_Description of the task_
Each line in the material below, starting at the one with "Clone this chart" and ending at the one with "const yTickValues = [0, 0.05, 0.1, 0.15, 0.2, 0.25, 0.3];", is to be reproduced exactly; no picture is to be copied.

_Records shown_
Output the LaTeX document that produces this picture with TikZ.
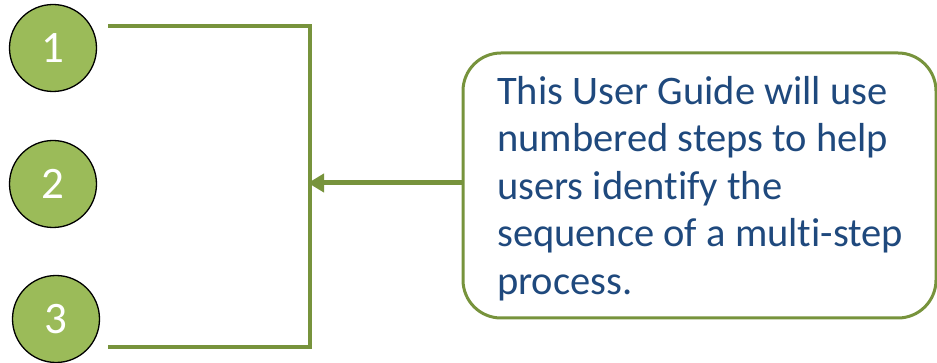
\documentclass[tikz,border=0pt]{standalone}
\usepackage{fontspec}
\setmainfont{Carlito}[Ligatures=NoCommon]
\usetikzlibrary{arrows.meta}
\definecolor{olivedark}{HTML}{77933C}
\definecolor{olivefill}{HTML}{9BBB59}
\definecolor{textblue}{HTML}{1F497D}
\begin{document}
\begin{tikzpicture}[x=1pt,y=-1pt,
  stepcircle/.style={circle,draw=black,line width=1.3pt,fill=olivefill,
    minimum size=87pt,inner sep=0pt,text=white,font=\fontsize{45}{45}\selectfont},
  bracketline/.style={draw=olivedark,line width=4pt},
  calloutbox/.style={draw=olivedark,line width=3pt,rounded corners=38pt,
    minimum width=473pt,minimum height=265pt,inner sep=0pt}]
\useasboundingbox (0,0) rectangle (937,363);
% numbered steps
\node[stepcircle] (s1) at (53,48) {1};
\node[stepcircle] (s2) at (53,184) {2};
\node[stepcircle] (s3) at (56,319) {3};
% bracket joining the steps
\coordinate (btl) at (108,26);
\coordinate (btr) at (310,26);
\coordinate (bbr) at (310,347);
\coordinate (bbl) at (108,347);
\draw[bracketline] (btl) -- (btr) -- (bbr) -- (bbl);
% callout box and its text
\node[calloutbox] (box) at (699.5,185.5) {};
\node[anchor=north west,align=left,inner sep=0pt,text=textblue,
  font=\fontsize{40.5}{47.5}\selectfont] (txt) at (497,76)
  {This User Guide will use\\numbered steps to help\\users identify the\\sequence of a multi-step\\process.};
% arrow from the box to the bracket
\coordinate (astart) at (box.west |- 0,183);
\coordinate (aend) at (308,183);
\draw[draw=olivedark,fill=olivedark,line width=5pt,
  -{Triangle[length=16pt,width=18pt]}] (astart) -- (aend);
\end{tikzpicture}
\end{document}
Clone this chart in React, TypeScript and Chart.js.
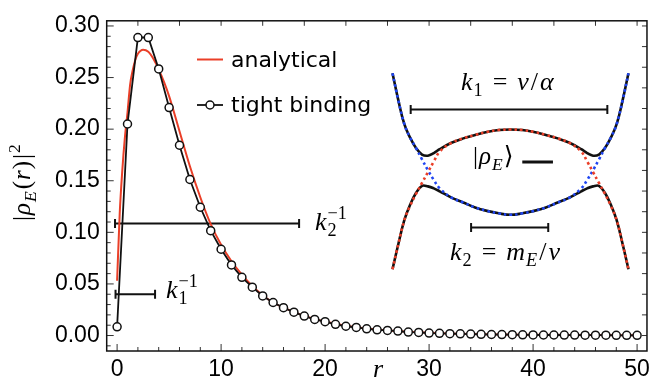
import React, { useEffect, useRef } from "react";
import { Chart, registerables } from "chart.js";

Chart.register(...registerables);

// ---------- main plot data ----------
const tightR = [
  0, 1, 2, 3, 4, 5, 6, 7, 8, 9, 10, 11, 12, 13, 14, 15, 16, 17, 18, 19, 20, 21, 22, 23, 24, 25,
  26, 27, 28, 29, 30, 31, 32, 33, 34, 35, 36, 37, 38, 39, 40, 41, 42, 43, 44, 45, 46, 47, 48, 49, 50,
];
const tightRho = [
  0.0084, 0.205, 0.2888, 0.2888, 0.2584, 0.2209, 0.1844, 0.1512, 0.1243, 0.1016, 0.0836, 0.0684,
  0.0564, 0.0469, 0.0384, 0.032, 0.027, 0.0226, 0.0188, 0.0156, 0.0134, 0.0109, 0.009, 0.0078,
  0.0065, 0.0055, 0.0049, 0.0043, 0.0033, 0.003, 0.0024, 0.0021, 0.0018, 0.0016, 0.0014, 0.0012,
  0.001, 0.0009, 0.0008, 0.0007, 0.0006, 0.0005, 0.0005, 0.0004, 0.0004, 0.0003, 0.0003, 0.0003,
  0.0002, 0.0002, 0.0002,
];
const analyticR = [
  0, 0.25, 0.5, 0.75, 1, 1.25, 1.5, 1.75, 2, 2.5, 3, 3.5, 4, 4.5, 5, 6, 7, 8, 9, 10, 11, 12, 13, 14,
  15, 16, 18, 20, 22, 25, 30, 35, 40, 45, 50,
];
const analyticRho = [
  0.053, 0.118, 0.16, 0.192, 0.216, 0.243, 0.257, 0.267, 0.273, 0.277, 0.275, 0.268, 0.258, 0.246,
  0.232, 0.198, 0.164, 0.134, 0.108, 0.088, 0.072, 0.059, 0.048, 0.039, 0.032, 0.027, 0.019, 0.0135,
  0.0095, 0.0058, 0.0026, 0.0013, 0.0007, 0.0004, 0.0002,
];
const xTickValues = [0, 10, 20, 30, 40, 50];
const yTickValues = [0, 0.05, 0.1, 0.15, 0.2, 0.25, 0.3];

// length-scale markers (r range, level)
const k2InvR = [-0.2, 17.5];
const k2InvLevel = 0.1085;
const k1InvR = [-0.15, 3.65];
const k1InvLevel = 0.04;

// ---------- inset (band sketch) data, in its own k / E units ----------
const insetK = [
  -1, -0.95, -0.9, -0.85, -0.8, -0.75, -0.7, -0.65, -0.6, -0.5, -0.4, -0.3, -0.2, -0.1, 0, 0.1, 0.2,
  0.3, 0.4, 0.5, 0.6, 0.65, 0.7, 0.75, 0.8, 0.85, 0.9, 0.95, 1,
];
const upperBand = [
  1.0, 0.72, 0.48, 0.34, 0.235, 0.17, 0.158, 0.185, 0.225, 0.29, 0.335, 0.37, 0.4, 0.42, 0.425,
  0.42, 0.4, 0.37, 0.335, 0.29, 0.225, 0.185, 0.158, 0.17, 0.235, 0.34, 0.48, 0.72, 1.0,
];
const lowerBand = [
  -1.0, -0.74, -0.5, -0.34, -0.22, -0.15, -0.155, -0.175, -0.205, -0.27, -0.32, -0.37, -0.405,
  -0.43, -0.445, -0.43, -0.405, -0.37, -0.32, -0.27, -0.205, -0.175, -0.155, -0.15, -0.22, -0.34,
  -0.5, -0.74, -1.0,
];
const redBranch = [
  -1.0, -0.74, -0.5, -0.35, -0.23, -0.12, -0.01, 0.1, 0.2, 0.29, 0.335, 0.37, 0.4, 0.42, 0.425,
  0.42, 0.4, 0.37, 0.335, 0.29, 0.2, 0.1, -0.01, -0.12, -0.23, -0.35, -0.5, -0.74, -1.0,
];
const blueBranch = [
  1.0, 0.72, 0.48, 0.34, 0.235, 0.12, 0.01, -0.09, -0.175, -0.27, -0.32, -0.37, -0.405, -0.43,
  -0.445, -0.43, -0.405, -0.37, -0.32, -0.27, -0.175, -0.09, 0.01, 0.12, 0.235, 0.34, 0.48, 0.72,
  1.0,
];
const k1BarK = [-0.846, 0.821];
const k1BarE = 0.63;
const k2BarK = [-0.334, 0.32];
const k2BarE = -0.575;
const levelK = [0.1, 0.36];
const levelE = 0.095;

const SANS = '"Liberation Sans", Arial, sans-serif';
const LEG = '"DejaVu Sans", sans-serif';
const SERIF = '"Liberation Serif", "DejaVu Serif", serif';
const RED = "#ea3f28";
const BLUE = "#1f45f2";
const INK = "#111";

type Seg = { t?: string; it?: boolean; sub?: string; subIt?: boolean; sup?: string; pre?: number };

function drawMath(ctx: CanvasRenderingContext2D, x: number, y: number, segs: Seg[], size: number) {
  let cx = x;
  ctx.textBaseline = "alphabetic";
  ctx.textAlign = "left";
  for (const s of segs) {
    cx += s.pre || 0;
    if (s.t) {
      ctx.font = `${s.it ? "italic " : ""}${size}px ${SERIF}`;
      ctx.fillText(s.t, cx, y);
      cx += ctx.measureText(s.t).width;
    }
    const small = size * 0.7;
    let w = 0;
    if (s.sub) {
      ctx.font = `${s.subIt ? "italic " : ""}${small}px ${SERIF}`;
      ctx.fillText(s.sub, cx + 1, y + size * 0.22);
      w = Math.max(w, ctx.measureText(s.sub).width + 1);
    }
    if (s.sup) {
      ctx.font = `${small}px ${SERIF}`;
      ctx.fillText(s.sup, cx + 1, y - size * 0.42);
      w = Math.max(w, ctx.measureText(s.sup).width + 1);
    }
    cx += w;
  }
  return cx - x;
}

const decorPlugin = {
  id: "decor",
  afterDraw(chart: any) {
    const ctx: CanvasRenderingContext2D = chart.ctx;
    const ca = chart.chartArea;
    const xs = chart.scales.x;
    const ys = chart.scales.y;
    ctx.save();
    // inward ticks
    ctx.strokeStyle = "#333";
    ctx.lineWidth = 1;
    const line = (x1: number, y1: number, x2: number, y2: number) => {
      ctx.beginPath();
      ctx.moveTo(x1, y1);
      ctx.lineTo(x2, y2);
      ctx.stroke();
    };
    for (let i = -1; i <= 30; i++) {
      const py = ys.getPixelForValue(i / 100);
      if (py < ca.top || py > ca.bottom) continue;
      line(ca.left, py, ca.left + (i % 5 === 0 ? 7 : 4), py);
    }
    for (let i = 0; i <= 30; i += 2) {
      const py = ys.getPixelForValue(i / 100);
      if (py < ca.top || py > ca.bottom) continue;
      line(ca.right, py, ca.right - 5, py);
    }
    for (let v = 0; v <= 50; v += 2) {
      const px = xs.getPixelForValue(v);
      line(px, ca.bottom, px, ca.bottom - (v % 10 === 0 ? 7 : 4));
    }
    for (let v = 2; v <= 50; v += 4) {
      const px = xs.getPixelForValue(v);
      line(px, ca.top, px, ca.top + 5);
    }
    // frame
    ctx.strokeStyle = INK;
    ctx.lineWidth = 1.5;
    ctx.strokeRect(ca.left, ca.top, ca.right - ca.left, ca.bottom - ca.top);

    // legend
    const ds = chart.data.datasets;
    ctx.lineWidth = 2;
    ctx.strokeStyle = ds[1].borderColor;
    line(197, 59.5, 223, 59.5);
    ctx.strokeStyle = ds[0].borderColor;
    ctx.lineWidth = 1.8;
    line(197, 105, 223, 105);
    ctx.beginPath();
    ctx.arc(210, 105, 4, 0, Math.PI * 2);
    ctx.fillStyle = "#fff";
    ctx.fill();
    ctx.lineWidth = 1.5;
    ctx.stroke();
    ctx.fillStyle = "#000";
    ctx.font = `22px ${LEG}`;
    ctx.textBaseline = "alphabetic";
    ctx.textAlign = "left";
    ctx.fillText(ds[1].label, 231, 67);
    ctx.fillText(ds[0].label, 231, 112);

    // math annotations
    ctx.fillStyle = "#000";
    drawMath(ctx, 315, 230, [{ t: "k", it: true, sub: "2", sup: "\u22121" }], 26);
    drawMath(ctx, 166, 298, [{ t: "k", it: true, sub: "1", sup: "\u22121" }], 26);
    drawMath(
      ctx,
      461,
      90,
      [
        { t: "k", it: true, sub: "1" },
        { t: "=", pre: 10 },
        { t: "v", it: true, pre: 10 },
        { t: "/", pre: 2 },
        { t: "\u03b1", it: true, pre: 2 },
      ],
      26
    );
    drawMath(
      ctx,
      473,
      164,
      [{ t: "|" }, { t: "\u03c1", it: true, sub: "E", subIt: true, pre: 1 }, { t: "\u27e9", pre: 1 }],
      25
    );
    drawMath(
      ctx,
      450,
      260,
      [
        { t: "k", it: true, sub: "2" },
        { t: "=", pre: 10 },
        { t: "m", it: true, sub: "E", subIt: true, pre: 10 },
        { t: "/", pre: 2 },
        { t: "v", it: true, pre: 2 },
      ],
      26
    );
    drawMath(ctx, 373, 377, [{ t: "r", it: true }], 26);

    // y-axis title (rotated)
    ctx.translate(30, 221);
    ctx.rotate(-Math.PI / 2);
    drawMath(
      ctx,
      0,
      0,
      [
        { t: "|" },
        { t: "\u03c1", it: true, sub: "E", subIt: true, pre: 1 },
        { t: "(", pre: 2 },
        { t: "r", it: true, pre: 1 },
        { t: ")", pre: 1 },
        { t: "|", pre: 2, sup: "2" },
      ],
      25
    );
    ctx.restore();
  },
};

export default function App() {
  const ref = useRef<HTMLCanvasElement | null>(null);

  useEffect(() => {
    if (!ref.current) return;
    const pts = (xs: number[], ys: number[]) => xs.map((x, i) => ({ x, y: ys[i] }));
    const bar = (xs: number[], y: number) => xs.map((x) => ({ x, y }));
    const capStyle = {
      pointStyle: "line",
      pointRotation: 90,
      pointRadius: 4.5,
      pointBorderWidth: 2,
      pointBorderColor: INK,
    };
    const inset = { xAxisID: "x2", yAxisID: "y2" };
    const band = { borderWidth: 2.6, pointRadius: 0, tension: 0.4, ...inset };

    const chart = new Chart(ref.current, {
      type: "line",
      data: {
        datasets: [
          {
            label: "tight binding",
            data: pts(tightR, tightRho),
            borderColor: INK,
            borderWidth: 1.8,
            pointRadius: 4,
            pointBorderWidth: 1.5,
            pointBackgroundColor: "#fff",
            pointBorderColor: INK,
            tension: 0,
          },
          {
            label: "analytical",
            data: pts(analyticR, analyticRho),
            borderColor: RED,
            borderWidth: 2,
            pointRadius: 0,
            cubicInterpolationMode: "monotone",
          },
          { label: "k2inv", data: bar(k2InvR, k2InvLevel), borderColor: INK, borderWidth: 2, ...capStyle },
          { label: "k1inv", data: bar(k1InvR, k1InvLevel), borderColor: INK, borderWidth: 2, ...capStyle },
          { label: "red branch", data: pts(insetK, redBranch), borderColor: RED, borderDash: [2.6, 3], ...band },
          { label: "blue branch", data: pts(insetK, blueBranch), borderColor: BLUE, borderDash: [2.6, 3], ...band },
          { label: "upper band", data: pts(insetK, upperBand), borderColor: INK, ...band },
          { label: "lower band", data: pts(insetK, lowerBand), borderColor: INK, ...band },
          { label: "k1 bar", data: bar(k1BarK, k1BarE), borderColor: INK, borderWidth: 2, ...capStyle, ...inset },
          { label: "k2 bar", data: bar(k2BarK, k2BarE), borderColor: INK, borderWidth: 2, ...capStyle, ...inset },
          { label: "level", data: bar(levelK, levelE), borderColor: INK, borderWidth: 3, pointRadius: 0, ...inset },
        ],
      },
      options: {
        responsive: false,
        animation: false,
        devicePixelRatio: 1,
        events: [],
        layout: { padding: { top: 14, right: 3.3, left: 0, bottom: 0 } },
        plugins: { legend: { display: false }, tooltip: { enabled: false }, title: { display: false } },
        scales: {
          x: {
            type: "linear",
            min: -1.0,
            max: 50.95,
            grid: { display: false, drawTicks: false },
            border: { display: false },
            ticks: { color: "#000", font: { family: SANS, size: 23 }, padding: 5, maxRotation: 0 },
            afterBuildTicks: (s: any) => {
              s.ticks = xTickValues.map((v) => ({ value: v }));
            },
            afterFit: (s: any) => {
              s.height = 32;
            },
          },
          y: {
            type: "linear",
            min: -0.015,
            max: 0.305,
            grid: { display: false, drawTicks: false },
            border: { display: false },
            ticks: {
              color: "#000",
              font: { family: SANS, size: 23 },
              padding: 7,
              callback: (v: any) => Number(v).toFixed(2),
            },
            afterBuildTicks: (s: any) => {
              s.ticks = yTickValues.map((v) => ({ value: v }));
            },
            afterFit: (s: any) => {
              s.width = 106.7;
            },
          },
          x2: { type: "linear", display: false, min: -3.423, max: 1.157 },
          y2: { type: "linear", display: false, min: -1.835, max: 1.535 },
        },
      } as any,
      plugins: [decorPlugin],
    });
    return () => chart.destroy();
  }, []);

  return (
    <div style={{ position: "absolute", left: 0, top: 0, width: 655, height: 383, background: "#fff" }}>
      <canvas ref={ref} width={655} height={383} style={{ width: 655, height: 383, display: "block" }} />
    </div>
  );
}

_Result_
Clone this chart in React, TypeScript and Chart.js.
import React, { useEffect, useRef } from "react";
import { Chart, registerables } from "chart.js";

Chart.register(...registerables);

// ---------- main plot data ----------
const tightR = [
  0, 1, 2, 3, 4, 5, 6, 7, 8, 9, 10, 11, 12, 13, 14, 15, 16, 17, 18, 19, 20, 21, 22, 23, 24, 25,
  26, 27, 28, 29, 30, 31, 32, 33, 34, 35, 36, 37, 38, 39, 40, 41, 42, 43, 44, 45, 46, 47, 48, 49, 50,
];
const tightRho = [
  0.0084, 0.205, 0.2888, 0.2888, 0.2584, 0.2209, 0.1844, 0.1512, 0.1243, 0.1016, 0.0836, 0.0684,
  0.0564, 0.0469, 0.0384, 0.032, 0.027, 0.0226, 0.0188, 0.0156, 0.0134, 0.0109, 0.009, 0.0078,
  0.0065, 0.0055, 0.0049, 0.0043, 0.0033, 0.003, 0.0024, 0.0021, 0.0018, 0.0016, 0.0014, 0.0012,
  0.001, 0.0009, 0.0008, 0.0007, 0.0006, 0.0005, 0.0005, 0.0004, 0.0004, 0.0003, 0.0003, 0.0003,
  0.0002, 0.0002, 0.0002,
];
const analyticR = [
  0, 0.25, 0.5, 0.75, 1, 1.25, 1.5, 1.75, 2, 2.5, 3, 3.5, 4, 4.5, 5, 6, 7, 8, 9, 10, 11, 12, 13, 14,
  15, 16, 18, 20, 22, 25, 30, 35, 40, 45, 50,
];
const analyticRho = [
  0.053, 0.118, 0.16, 0.192, 0.216, 0.243, 0.257, 0.267, 0.273, 0.277, 0.275, 0.268, 0.258, 0.246,
  0.232, 0.198, 0.164, 0.134, 0.108, 0.088, 0.072, 0.059, 0.048, 0.039, 0.032, 0.027, 0.019, 0.0135,
  0.0095, 0.0058, 0.0026, 0.0013, 0.0007, 0.0004, 0.0002,
];
const xTickValues = [0, 10, 20, 30, 40, 50];
const yTickValues = [0, 0.05, 0.1, 0.15, 0.2, 0.25, 0.3];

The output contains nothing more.